I mean, you wouldn't write a book about medieval England if you didn't know a castle from a monkey's behind. Nor would you write a story about a roadtrip across America if you thought it was a half-day drive from Washington to Tennessee. Obviously, writing about POC is somewhat more complex in that you DO have to consider how you are falling into tropes or common characterizations. But a lot of it just has to do with NOT talking out of your ass.

Anyway, this is a fantastic, articulate entry. Thank you! : ) It has been really heartening to see SF/F pros speak up about this.

Posted by: smaur at March 10, 2009 10:57 PM

Dude. The Power Laws thing blew.

My freakin'.



Posted by: Matt at March 11, 2009 04:16 AM

The giving up is incredibly sad, but based on the two posts below, I believe there is hope that the discussion is having a positive effect for some.

Stones on My Chest by Isilya
Sees Fire by BossyMarmalade

Posted by: naiad at March 11, 2009 06:36 AM

I'm not sure I entirely buy the "blowing off steam at the bar" theory: While there is certainly a culture gap in evidence--see for example various parties' attitudes regarding pseudonyms--the folks engaging in the re-linking and reposting games have traditionally been associated with scrupulous referencing and documenting etc. (Observe my complete lack of reference and documenting to back up this statement!) Not to mention, their claim that pseudonymity necessarily implies a lack of integrity and accountability seems strangely at odds with their own hide-and-seek behaviors. (And note how the tug of war between privacy and transparency is at the heart of both arguments?)

3. Really, "suck" seems too much of an understatement.

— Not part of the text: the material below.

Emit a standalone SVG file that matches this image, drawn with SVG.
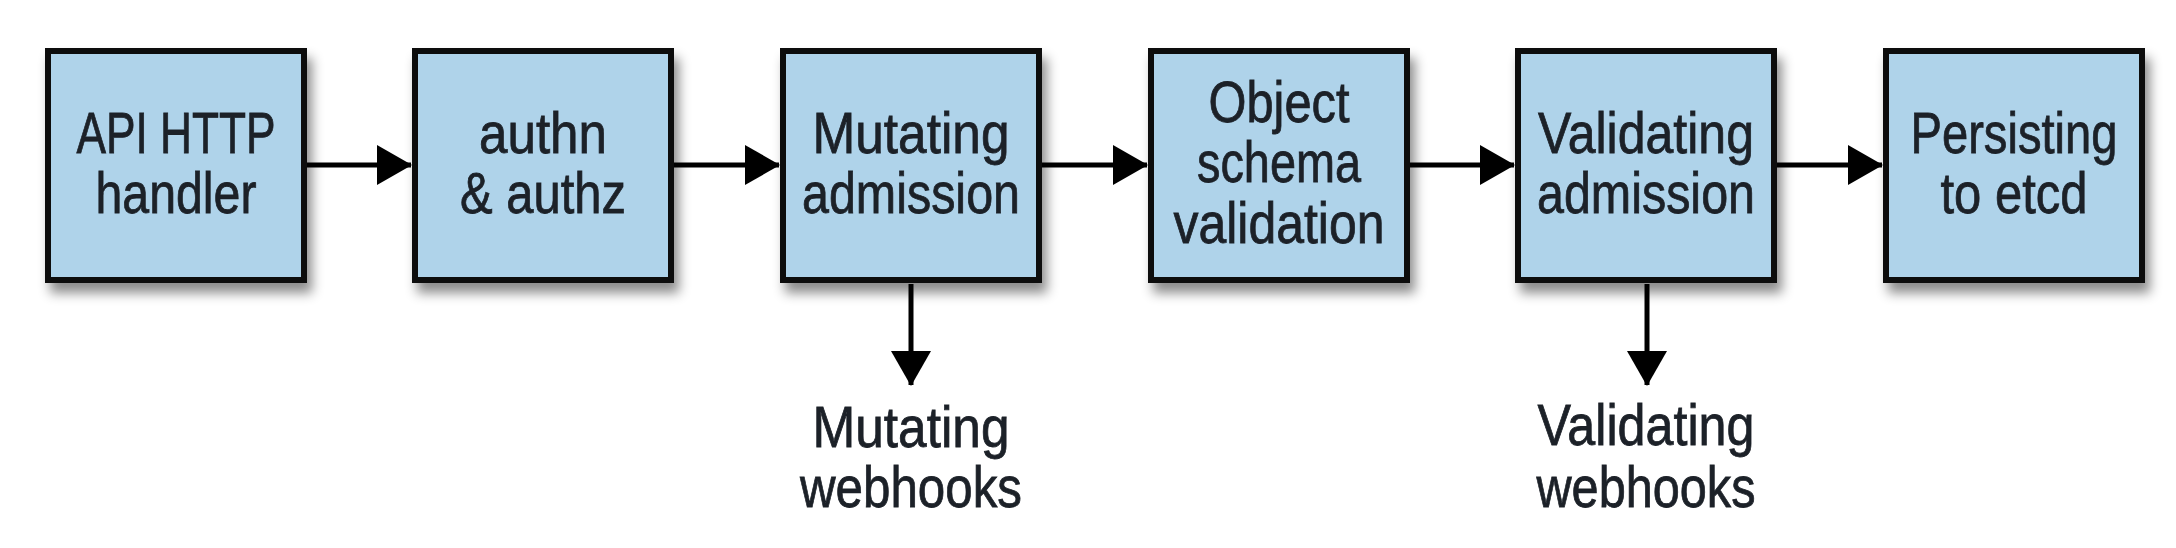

5. I don't like shunning either. Partly because, as I think you're saying, it doesn't differentiate between a discrete action on the part of the individual and the individual as a whole. But also because, well, dammit, when somebody screws up as badly as this, I want an apology. I want empathy; I want them to know what they've done and understand how it hurt; and I want a heartfelt, genuine apology. And I'm not gonna get it if we never communicate again.

Posted by: Jackie M. at March 12, 2009 06:32 AM

I have to say that there are behaviors where a limited form of shunning - ignoring - is the only cure. Trolling, for instance. Engaging a troll gives the troll something to troll about. Ignoring the troll makes it look elsewhere.

Posted by: Matt at March 12, 2009 12:31 PM

Good post.

On the subject of gentiles writing Jews: Updike's Bech books.

Posted by: Adam Roberts at March 16, 2009 06:18 PM

Aha, Adam -- thanks for the pointer, I haven't read the Bech books.

Posted by: Benjamin Rosenbaum at March 19, 2009 12:31 PM


Posted by: Razi at March 25, 2009 10:58 AM

Interesting thoughts. And calmly, thoughtfully, expressed. That's a good thing, I think.

My impression is that people not inured to the level of thermonuclear flame war unfortunately common on the internet are taking away from this largely the rule "do not engage on questions of race". And I don't think that's a good thing for them; but I'm deeply sympathetic to the impulse.

Posted by: David Dyer-Bennet at June 1, 2009 03:07 AM

I got here via (lj-user) netmouse. Lots to agree with here.

Is it OK if I link to this post from my LJ? (And if so, would you prefer it open, or flocked to minimise the risk of troll influx?)

Posted by: Paul B. =:o} at June 15, 2009 09:35 PM

Unfortunately I wandered off many months ago and thus never answered the last few posts.

Link away, Paul B!

David, right, many people did walk away with that, and it's tragic that they did so, because it perpetuates the problem.